Without including any images, repeat the data exactly.

[Start Dataset excerpt]

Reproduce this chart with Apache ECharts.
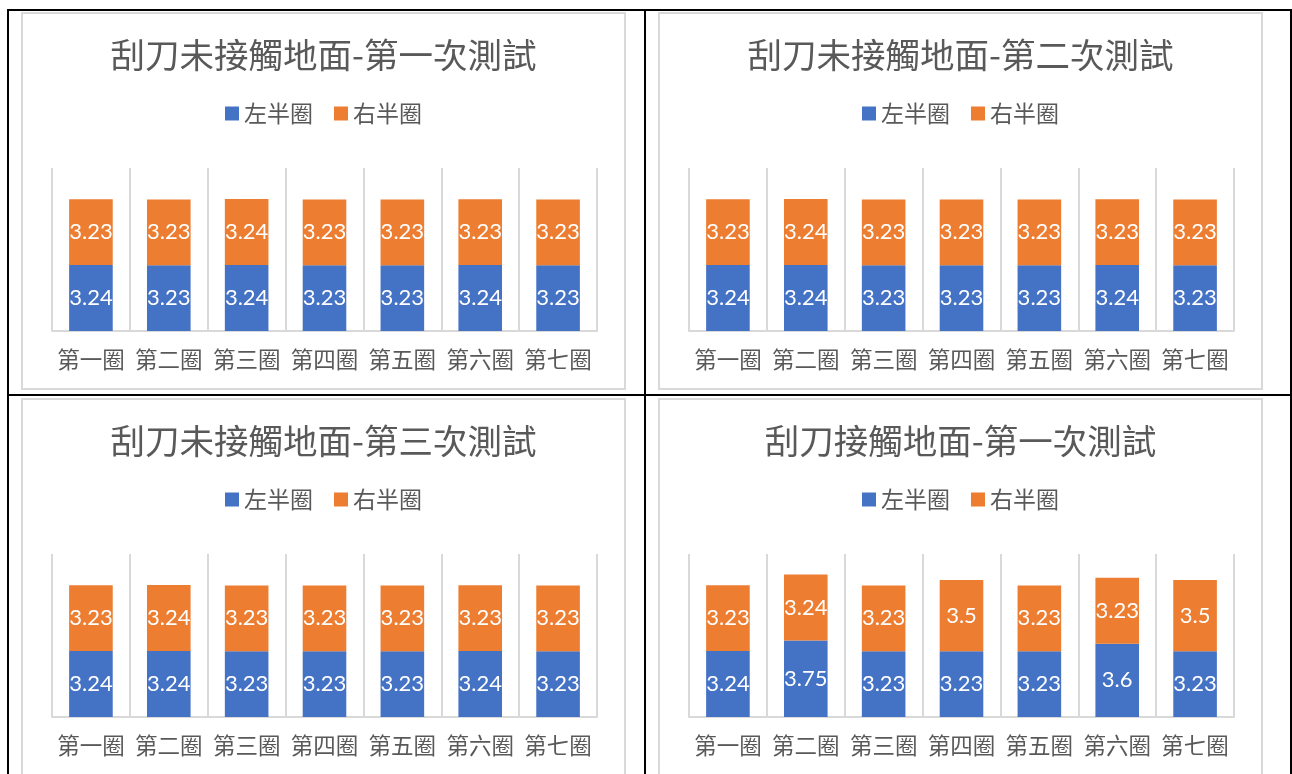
<!DOCTYPE html>
<html>
<head>
<meta charset="utf-8">
<script src="https://cdn.jsdelivr.net/npm/echarts@6/dist/echarts.min.js"></script>
<style>
  html, body { margin: 0; padding: 0; background: #fff; width: 1292px; height: 774px; overflow: hidden; }
  .line { position: absolute; background: #000; }
  .box { position: absolute; width: 605px; height: 378px; box-sizing: border-box; border: 2px solid #d9d9d9; background: #fff; }
</style>
</head>
<body>
<!-- table rules -->
<div class="line" style="left:8px; top:9px; width:1284px; height:2px;"></div>
<div class="line" style="left:8px; top:394px; width:1284px; height:2px;"></div>
<div class="line" style="left:7px; top:9px; width:2px; height:770px;"></div>
<div class="line" style="left:644px; top:9px; width:2px; height:770px;"></div>
<div class="line" style="left:1290px; top:9px; width:2px; height:770px;"></div>

<div id="c1" class="box" style="left:21px; top:12px;"></div>
<div id="c2" class="box" style="left:658px; top:12px;"></div>
<div id="c3" class="box" style="left:21px; top:398px;"></div>
<div id="c4" class="box" style="left:658px; top:398px;"></div>

<script>
// Lap categories shared by all four charts
const categories = ['第一圈', '第二圈', '第三圈', '第四圈', '第五圈', '第六圈', '第七圈'];
const seriesNames = ['左半圈', '右半圈'];

// Test 1, scraper not touching the ground
const title1 = '刮刀未接觸地面-第一次測試';
const left1  = [3.24, 3.23, 3.24, 3.23, 3.23, 3.24, 3.23];
const right1 = [3.23, 3.23, 3.24, 3.23, 3.23, 3.23, 3.23];

// Test 2, scraper not touching the ground
const title2 = '刮刀未接觸地面-第二次測試';
const left2  = [3.24, 3.24, 3.23, 3.23, 3.23, 3.24, 3.23];
const right2 = [3.23, 3.24, 3.23, 3.23, 3.23, 3.23, 3.23];

// Test 3, scraper not touching the ground
const title3 = '刮刀未接觸地面-第三次測試';
const left3  = [3.24, 3.24, 3.23, 3.23, 3.23, 3.24, 3.23];
const right3 = [3.23, 3.24, 3.23, 3.23, 3.23, 3.23, 3.23];

// Test 1, scraper touching the ground
const title4 = '刮刀接觸地面-第一次測試';
const left4  = [3.24, 3.75, 3.23, 3.23, 3.23, 3.6, 3.23];
const right4 = [3.23, 3.24, 3.23, 3.5, 3.23, 3.23, 3.5];

const CJK = '"Noto Sans CJK TC", "Noto Sans CJK SC", sans-serif';
const NUM = 'Lato, "Noto Sans", sans-serif';
const GREY_TEXT = '#595959';
const GRID_LINE = '#d9d9d9';
const COLORS = ['#4472C4', '#ED7D31'];

function buildOption(title, leftVals, rightVals) {
  const barSeries = (name, data) => ({
    name: name,
    type: 'bar',
    stack: 'lap',
    data: data,
    barWidth: '56%',
    label: {
      show: true,
      position: 'inside',
      color: '#fff',
      fontFamily: NUM,
      fontSize: 22
    }
  });
  return {
    animation: false,
    color: COLORS,
    title: {
      text: title,
      left: 'center',
      top: 19,
      textStyle: { fontFamily: CJK, fontSize: 34.5, fontWeight: 'normal', color: GREY_TEXT }
    },
    legend: {
      data: seriesNames,
      left: 'center',
      top: 83,
      icon: 'rect',
      itemWidth: 14,
      itemHeight: 14,
      itemGap: 21,
      textStyle: { fontFamily: CJK, fontSize: 23, color: GREY_TEXT }
    },
    grid: { left: 29, right: 27, top: 154, bottom: 57 },
    xAxis: {
      type: 'category',
      data: categories,
      boundaryGap: true,
      axisLine: { lineStyle: { color: GRID_LINE, width: 2 } },
      axisTick: { show: false },
      splitLine: { show: true, lineStyle: { color: GRID_LINE, width: 2 } },
      axisLabel: { fontFamily: CJK, fontSize: 22.5, color: GREY_TEXT, margin: 17, interval: 0 }
    },
    yAxis: {
      type: 'value',
      min: 0,
      max: 8,
      show: false,
      splitLine: { show: false }
    },
    series: [barSeries(seriesNames[0], leftVals), barSeries(seriesNames[1], rightVals)]
  };
}

const panels = [
  ['c1', title1, left1, right1],
  ['c2', title2, left2, right2],
  ['c3', title3, left3, right3],
  ['c4', title4, left4, right4]
];
panels.forEach(([id, t, l, r]) => {
  const chart = echarts.init(document.getElementById(id), null, { renderer: 'canvas' });
  chart.setOption(buildOption(t, l, r));
});
</script>
</body>
</html>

[End Dataset excerpt]

# Solution:
Reproduce this chart with Apache ECharts.
<!DOCTYPE html>
<html>
<head>
<meta charset="utf-8">
<script src="https://cdn.jsdelivr.net/npm/echarts@6/dist/echarts.min.js"></script>
<style>
  html, body { margin: 0; padding: 0; background: #fff; width: 1292px; height: 774px; overflow: hidden; }
  .line { position: absolute; background: #000; }
  .box { position: absolute; width: 605px; height: 378px; box-sizing: border-box; border: 2px solid #d9d9d9; background: #fff; }
</style>
</head>
<body>
<!-- table rules -->
<div class="line" style="left:8px; top:9px; width:1284px; height:2px;"></div>
<div class="line" style="left:8px; top:394px; width:1284px; height:2px;"></div>
<div class="line" style="left:7px; top:9px; width:2px; height:770px;"></div>
<div class="line" style="left:644px; top:9px; width:2px; height:770px;"></div>
<div class="line" style="left:1290px; top:9px; width:2px; height:770px;"></div>

<div id="c1" class="box" style="left:21px; top:12px;"></div>
<div id="c2" class="box" style="left:658px; top:12px;"></div>
<div id="c3" class="box" style="left:21px; top:398px;"></div>
<div id="c4" class="box" style="left:658px; top:398px;"></div>

<script>
// Lap categories shared by all four charts
const categories = ['第一圈', '第二圈', '第三圈', '第四圈', '第五圈', '第六圈', '第七圈'];
const seriesNames = ['左半圈', '右半圈'];

// Test 1, scraper not touching the ground
const title1 = '刮刀未接觸地面-第一次測試';
const left1  = [3.24, 3.23, 3.24, 3.23, 3.23, 3.24, 3.23];
const right1 = [3.23, 3.23, 3.24, 3.23, 3.23, 3.23, 3.23];

// Test 2, scraper not touching the ground
const title2 = '刮刀未接觸地面-第二次測試';
const left2  = [3.24, 3.24, 3.23, 3.23, 3.23, 3.24, 3.23];
const right2 = [3.23, 3.24, 3.23, 3.23, 3.23, 3.23, 3.23];

// Test 3, scraper not touching the ground
const title3 = '刮刀未接觸地面-第三次測試';
const left3  = [3.24, 3.24, 3.23, 3.23, 3.23, 3.24, 3.23];
const right3 = [3.23, 3.24, 3.23, 3.23, 3.23, 3.23, 3.23];

// Test 1, scraper touching the ground
const title4 = '刮刀接觸地面-第一次測試';
const left4  = [3.24, 3.75, 3.23, 3.23, 3.23, 3.6, 3.23];
const right4 = [3.23, 3.24, 3.23, 3.5, 3.23, 3.23, 3.5];

const CJK = '"Noto Sans CJK TC", "Noto Sans CJK SC", sans-serif';
const NUM = 'Lato, "Noto Sans", sans-serif';
const GREY_TEXT = '#595959';
const GRID_LINE = '#d9d9d9';
const COLORS = ['#4472C4', '#ED7D31'];

function buildOption(title, leftVals, rightVals) {
  const barSeries = (name, data) => ({
    name: name,
    type: 'bar',
    stack: 'lap',
    data: data,
    barWidth: '56%',
    label: {
      show: true,
      position: 'inside',
      color: '#fff',
      fontFamily: NUM,
      fontSize: 22
    }
  });
  return {
    animation: false,
    color: COLORS,
    title: {
      text: title,
      left: 'center',
      top: 19,
      textStyle: { fontFamily: CJK, fontSize: 34.5, fontWeight: 'normal', color: GREY_TEXT }
    },
    legend: {
      data: seriesNames,
      left: 'center',
      top: 83,
      icon: 'rect',
      itemWidth: 14,
      itemHeight: 14,
      itemGap: 21,
      textStyle: { fontFamily: CJK, fontSize: 23, color: GREY_TEXT }
    },
    grid: { left: 29, right: 27, top: 154, bottom: 57 },
    xAxis: {
      type: 'category',
      data: categories,
      boundaryGap: true,
      axisLine: { lineStyle: { color: GRID_LINE, width: 2 } },
      axisTick: { show: false },
      splitLine: { show: true, lineStyle: { color: GRID_LINE, width: 2 } },
      axisLabel: { fontFamily: CJK, fontSize: 22.5, color: GREY_TEXT, margin: 17, interval: 0 }
    },
    yAxis: {
      type: 'value',
      min: 0,
      max: 8,
      show: false,
      splitLine: { show: false }
    },
    series: [barSeries(seriesNames[0], leftVals), barSeries(seriesNames[1], rightVals)]
  };
}

const panels = [
  ['c1', title1, left1, right1],
  ['c2', title2, left2, right2],
  ['c3', title3, left3, right3],
  ['c4', title4, left4, right4]
];
panels.forEach(([id, t, l, r]) => {
  const chart = echarts.init(document.getElementById(id), null, { renderer: 'canvas' });
  chart.setOption(buildOption(t, l, r));
});
</script>
</body>
</html>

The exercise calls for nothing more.